The archipelago which lies 10 miles (16km) off Scotland's north coast, is famed for its spectacular landscapes and archaeological treasures but it is home to just 22,000 people, spread over 20 inhabitable islands.
The Halifax Bank of Scotland Quality of Life survey ranked it above all other areas of the UK, with Richmondshire in North Yorkshire in second place, followed by Rutland in the East Midlands, Hambleton in North Yorkshire and Eden in Cumbria in fifth place.
Orkney got the top spot based on its high employment levels, low crime rate, strong exam results, smaller primary class sizes and good health and happiness scores.
But is it really possible to say that these factors outweigh the difficulties of living on an island, with the problems that brings.
By Huw Williams, BBC Scotland reporter in Orkney
This survey, like many others before it, takes into account factors like residents' health and life expectancy, employment and crime rates.
And, like many other similar surveys, it gives top place to Orkney.

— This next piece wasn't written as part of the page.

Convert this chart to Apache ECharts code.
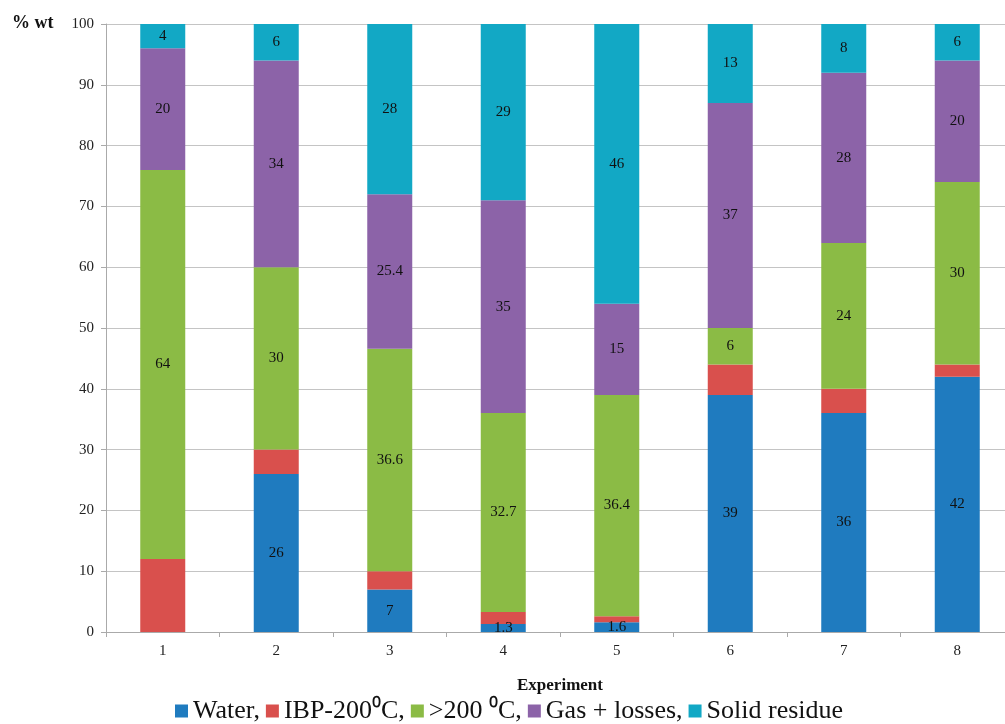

Organisations which promote the islands will seize on that fact.
And many local people will undoubtedly be proud that Orkney regularly scores well in such league tables.
But there may also be some scepticism - based largely on what reports like this don't ask about.
They never seem to include things like the cost of living, reliability of transport links, robustness of digital connectivity and levels of fuel poverty.
Even Orkney's biggest fans would have to concede the results might look rather different if those factors were included.
All the top five are relatively sparsely populated, with Orkney averaging just 22 people per kilometre.
Other factors that were judged to be in Orkney's favour were the affordability of housing (an average house price of £173,349) and the high employment rate, with almost nine in ten (88%) 16-64 year-olds in work.
The weekly average earnings in Orkney (£671) were well below some other parts of Scotland and the UK but are slightly above the average.
People in Orkney also enjoy one of the lowest crime rates in Scotland, with 5.9 crimes per 10,000 population, compared to a national average of 44.1.
Maybe this is why figures from the Office of National Statistics indicate adults living in Orkney are among the most happy, satisfied and content in the UK, with low anxiety rates.